Repeat, exactly and only, the lines from the beginning of the data through the line with "y_ticks = [88.5, 89.0, 89.5, 90.0, 90.5]". Pictures are left out.
━━━━━━━━━━━━━━━━━━━━━━━━━━━━━━
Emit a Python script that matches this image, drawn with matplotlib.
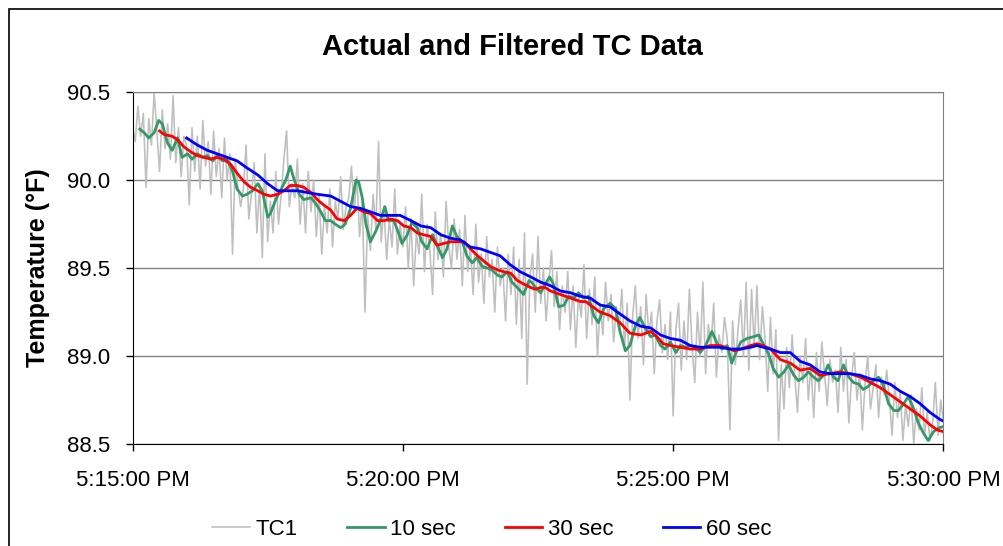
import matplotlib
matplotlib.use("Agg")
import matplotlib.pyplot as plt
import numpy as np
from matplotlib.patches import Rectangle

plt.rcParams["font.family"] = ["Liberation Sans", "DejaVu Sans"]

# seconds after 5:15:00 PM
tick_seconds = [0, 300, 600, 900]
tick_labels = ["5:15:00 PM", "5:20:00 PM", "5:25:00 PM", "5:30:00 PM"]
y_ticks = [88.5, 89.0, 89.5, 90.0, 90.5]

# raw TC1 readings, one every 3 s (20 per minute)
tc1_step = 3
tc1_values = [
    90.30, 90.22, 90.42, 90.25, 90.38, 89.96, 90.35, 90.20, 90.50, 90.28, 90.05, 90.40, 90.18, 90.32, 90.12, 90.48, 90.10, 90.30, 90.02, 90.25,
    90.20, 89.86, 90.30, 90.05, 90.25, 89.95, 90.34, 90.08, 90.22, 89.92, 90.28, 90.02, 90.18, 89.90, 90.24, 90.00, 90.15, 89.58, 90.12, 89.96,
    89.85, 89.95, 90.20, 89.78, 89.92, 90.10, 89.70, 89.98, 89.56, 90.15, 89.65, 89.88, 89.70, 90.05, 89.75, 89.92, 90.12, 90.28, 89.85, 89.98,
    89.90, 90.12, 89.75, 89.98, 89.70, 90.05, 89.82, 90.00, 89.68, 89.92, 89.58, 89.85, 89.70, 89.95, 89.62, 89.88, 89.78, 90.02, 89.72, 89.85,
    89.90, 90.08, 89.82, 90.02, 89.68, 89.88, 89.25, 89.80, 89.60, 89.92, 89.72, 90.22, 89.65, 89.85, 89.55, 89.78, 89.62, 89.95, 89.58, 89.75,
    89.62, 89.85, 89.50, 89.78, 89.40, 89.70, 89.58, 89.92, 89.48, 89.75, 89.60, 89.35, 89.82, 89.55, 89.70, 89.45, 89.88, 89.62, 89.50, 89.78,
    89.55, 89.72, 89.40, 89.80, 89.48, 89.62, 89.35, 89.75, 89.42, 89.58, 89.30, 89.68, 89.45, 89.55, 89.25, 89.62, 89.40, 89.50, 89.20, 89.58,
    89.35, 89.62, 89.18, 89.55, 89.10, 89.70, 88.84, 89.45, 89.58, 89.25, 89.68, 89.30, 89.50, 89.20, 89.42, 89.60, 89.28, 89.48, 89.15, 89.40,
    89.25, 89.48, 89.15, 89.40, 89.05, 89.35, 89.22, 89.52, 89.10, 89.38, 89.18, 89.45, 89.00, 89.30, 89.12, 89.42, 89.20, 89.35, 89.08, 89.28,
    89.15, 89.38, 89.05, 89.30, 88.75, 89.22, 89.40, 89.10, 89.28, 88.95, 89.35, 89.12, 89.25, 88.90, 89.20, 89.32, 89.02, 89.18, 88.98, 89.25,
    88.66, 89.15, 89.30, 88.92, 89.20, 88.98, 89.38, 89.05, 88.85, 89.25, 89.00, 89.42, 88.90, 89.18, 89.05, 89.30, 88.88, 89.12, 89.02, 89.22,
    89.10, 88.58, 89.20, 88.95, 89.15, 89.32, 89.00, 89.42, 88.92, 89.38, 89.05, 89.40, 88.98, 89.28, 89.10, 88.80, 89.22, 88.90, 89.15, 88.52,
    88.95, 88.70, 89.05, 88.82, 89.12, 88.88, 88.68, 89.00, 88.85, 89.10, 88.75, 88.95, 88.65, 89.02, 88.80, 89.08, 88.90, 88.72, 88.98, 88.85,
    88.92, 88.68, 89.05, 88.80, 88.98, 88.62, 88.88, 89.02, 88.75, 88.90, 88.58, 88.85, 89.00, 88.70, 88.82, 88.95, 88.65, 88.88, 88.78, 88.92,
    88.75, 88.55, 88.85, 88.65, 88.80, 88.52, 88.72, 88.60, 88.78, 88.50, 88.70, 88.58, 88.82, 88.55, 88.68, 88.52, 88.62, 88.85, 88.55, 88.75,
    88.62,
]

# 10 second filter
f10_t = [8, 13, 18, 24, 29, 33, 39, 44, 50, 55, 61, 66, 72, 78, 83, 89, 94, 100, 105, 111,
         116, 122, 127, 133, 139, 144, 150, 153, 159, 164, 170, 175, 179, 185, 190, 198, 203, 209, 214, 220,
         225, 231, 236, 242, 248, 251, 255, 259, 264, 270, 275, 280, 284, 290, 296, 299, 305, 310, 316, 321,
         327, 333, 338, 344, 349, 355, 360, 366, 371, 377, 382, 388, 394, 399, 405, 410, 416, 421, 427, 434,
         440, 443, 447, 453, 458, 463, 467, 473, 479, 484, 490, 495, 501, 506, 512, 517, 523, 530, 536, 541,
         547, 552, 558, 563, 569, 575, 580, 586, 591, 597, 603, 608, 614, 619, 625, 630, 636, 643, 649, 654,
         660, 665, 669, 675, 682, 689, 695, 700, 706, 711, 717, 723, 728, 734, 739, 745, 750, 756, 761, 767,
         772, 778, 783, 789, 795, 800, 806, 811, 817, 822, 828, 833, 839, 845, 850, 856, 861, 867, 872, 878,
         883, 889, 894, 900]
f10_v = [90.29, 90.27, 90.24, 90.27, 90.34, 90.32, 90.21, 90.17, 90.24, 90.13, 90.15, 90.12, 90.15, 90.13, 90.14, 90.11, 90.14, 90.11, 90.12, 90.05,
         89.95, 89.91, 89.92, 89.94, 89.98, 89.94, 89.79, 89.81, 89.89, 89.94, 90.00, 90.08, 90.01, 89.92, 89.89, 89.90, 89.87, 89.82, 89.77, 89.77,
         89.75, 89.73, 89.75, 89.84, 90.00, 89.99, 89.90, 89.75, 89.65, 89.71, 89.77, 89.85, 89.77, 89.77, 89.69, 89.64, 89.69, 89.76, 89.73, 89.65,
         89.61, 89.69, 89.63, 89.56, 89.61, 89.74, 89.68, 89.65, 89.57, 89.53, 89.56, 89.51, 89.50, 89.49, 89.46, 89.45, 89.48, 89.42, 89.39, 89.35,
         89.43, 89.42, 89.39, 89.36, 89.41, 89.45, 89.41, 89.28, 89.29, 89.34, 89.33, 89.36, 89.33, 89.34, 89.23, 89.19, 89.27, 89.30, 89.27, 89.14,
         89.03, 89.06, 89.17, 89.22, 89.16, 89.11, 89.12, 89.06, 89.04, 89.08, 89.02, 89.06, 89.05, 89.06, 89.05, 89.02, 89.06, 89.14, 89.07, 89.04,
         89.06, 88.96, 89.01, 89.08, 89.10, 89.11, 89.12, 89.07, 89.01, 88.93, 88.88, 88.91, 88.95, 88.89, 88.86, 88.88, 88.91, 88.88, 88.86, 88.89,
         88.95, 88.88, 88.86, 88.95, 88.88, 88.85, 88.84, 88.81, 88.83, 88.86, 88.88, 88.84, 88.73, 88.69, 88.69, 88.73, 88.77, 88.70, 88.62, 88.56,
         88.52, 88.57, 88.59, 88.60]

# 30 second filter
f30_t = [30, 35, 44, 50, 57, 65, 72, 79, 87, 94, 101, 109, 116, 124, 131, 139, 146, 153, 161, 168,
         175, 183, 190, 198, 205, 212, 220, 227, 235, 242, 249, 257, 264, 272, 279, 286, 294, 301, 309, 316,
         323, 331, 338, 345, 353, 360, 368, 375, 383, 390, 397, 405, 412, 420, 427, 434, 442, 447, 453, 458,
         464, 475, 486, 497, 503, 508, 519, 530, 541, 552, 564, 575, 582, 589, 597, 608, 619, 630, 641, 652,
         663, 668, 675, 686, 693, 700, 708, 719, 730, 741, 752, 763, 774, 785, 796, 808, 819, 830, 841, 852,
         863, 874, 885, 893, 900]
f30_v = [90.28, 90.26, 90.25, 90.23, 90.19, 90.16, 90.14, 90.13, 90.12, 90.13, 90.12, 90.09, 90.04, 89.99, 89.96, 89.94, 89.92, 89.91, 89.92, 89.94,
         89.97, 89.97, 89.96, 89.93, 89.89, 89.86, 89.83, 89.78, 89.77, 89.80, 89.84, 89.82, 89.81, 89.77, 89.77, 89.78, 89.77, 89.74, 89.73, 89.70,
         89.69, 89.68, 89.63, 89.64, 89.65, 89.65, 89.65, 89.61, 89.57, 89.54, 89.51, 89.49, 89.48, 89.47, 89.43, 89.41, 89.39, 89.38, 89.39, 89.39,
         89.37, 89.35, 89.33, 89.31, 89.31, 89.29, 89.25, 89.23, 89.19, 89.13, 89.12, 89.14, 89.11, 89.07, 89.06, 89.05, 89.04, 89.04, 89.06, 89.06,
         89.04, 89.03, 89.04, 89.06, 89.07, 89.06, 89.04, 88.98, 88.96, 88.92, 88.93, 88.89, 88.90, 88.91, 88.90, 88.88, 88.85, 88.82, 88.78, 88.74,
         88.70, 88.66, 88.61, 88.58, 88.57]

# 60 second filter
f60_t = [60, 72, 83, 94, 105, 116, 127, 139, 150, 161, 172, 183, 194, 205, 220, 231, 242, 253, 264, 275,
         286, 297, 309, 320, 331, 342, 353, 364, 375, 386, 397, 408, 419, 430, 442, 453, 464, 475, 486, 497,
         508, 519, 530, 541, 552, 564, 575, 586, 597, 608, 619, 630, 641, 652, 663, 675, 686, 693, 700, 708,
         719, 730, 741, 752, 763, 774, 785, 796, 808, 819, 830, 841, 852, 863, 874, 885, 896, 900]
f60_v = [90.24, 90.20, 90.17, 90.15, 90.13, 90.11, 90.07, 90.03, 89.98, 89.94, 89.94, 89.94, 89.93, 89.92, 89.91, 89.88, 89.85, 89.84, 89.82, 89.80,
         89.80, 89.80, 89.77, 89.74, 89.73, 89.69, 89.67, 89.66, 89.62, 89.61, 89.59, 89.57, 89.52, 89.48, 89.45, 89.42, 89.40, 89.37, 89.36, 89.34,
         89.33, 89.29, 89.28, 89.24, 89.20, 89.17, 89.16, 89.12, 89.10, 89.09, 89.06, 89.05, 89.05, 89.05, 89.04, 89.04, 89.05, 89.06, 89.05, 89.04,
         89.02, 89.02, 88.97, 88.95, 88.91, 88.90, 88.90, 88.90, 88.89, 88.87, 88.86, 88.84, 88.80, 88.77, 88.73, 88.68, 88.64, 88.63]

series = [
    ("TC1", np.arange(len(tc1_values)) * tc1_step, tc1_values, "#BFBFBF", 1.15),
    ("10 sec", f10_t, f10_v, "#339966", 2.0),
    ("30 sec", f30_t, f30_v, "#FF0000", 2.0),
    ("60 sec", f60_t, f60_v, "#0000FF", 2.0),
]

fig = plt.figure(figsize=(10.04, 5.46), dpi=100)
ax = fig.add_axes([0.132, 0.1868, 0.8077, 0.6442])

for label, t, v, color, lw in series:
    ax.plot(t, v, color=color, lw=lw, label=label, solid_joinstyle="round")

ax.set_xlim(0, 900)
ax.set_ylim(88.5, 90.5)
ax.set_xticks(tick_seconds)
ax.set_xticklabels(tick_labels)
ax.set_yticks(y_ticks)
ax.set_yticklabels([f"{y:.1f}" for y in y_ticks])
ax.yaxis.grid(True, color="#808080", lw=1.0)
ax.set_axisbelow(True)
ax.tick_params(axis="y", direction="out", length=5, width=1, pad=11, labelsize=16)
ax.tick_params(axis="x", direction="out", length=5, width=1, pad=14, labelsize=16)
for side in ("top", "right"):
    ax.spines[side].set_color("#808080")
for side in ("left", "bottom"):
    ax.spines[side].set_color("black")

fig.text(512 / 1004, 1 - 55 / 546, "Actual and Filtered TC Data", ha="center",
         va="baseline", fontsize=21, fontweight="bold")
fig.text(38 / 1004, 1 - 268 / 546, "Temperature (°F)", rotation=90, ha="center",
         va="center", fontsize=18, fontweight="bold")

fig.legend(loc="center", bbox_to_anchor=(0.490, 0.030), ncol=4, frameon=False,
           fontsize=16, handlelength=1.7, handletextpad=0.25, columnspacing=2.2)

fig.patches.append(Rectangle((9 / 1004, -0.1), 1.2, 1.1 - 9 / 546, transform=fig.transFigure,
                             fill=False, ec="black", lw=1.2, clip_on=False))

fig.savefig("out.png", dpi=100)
━━━━━━━━━━━━━━━━━━━━━━━━━━━━━━
(EXERCISE RESULT):
Emit a Python script that matches this image, drawn with matplotlib.
import matplotlib
matplotlib.use("Agg")
import matplotlib.pyplot as plt
import numpy as np
from matplotlib.patches import Rectangle

plt.rcParams["font.family"] = ["Liberation Sans", "DejaVu Sans"]

# seconds after 5:15:00 PM
tick_seconds = [0, 300, 600, 900]
tick_labels = ["5:15:00 PM", "5:20:00 PM", "5:25:00 PM", "5:30:00 PM"]
y_ticks = [88.5, 89.0, 89.5, 90.0, 90.5]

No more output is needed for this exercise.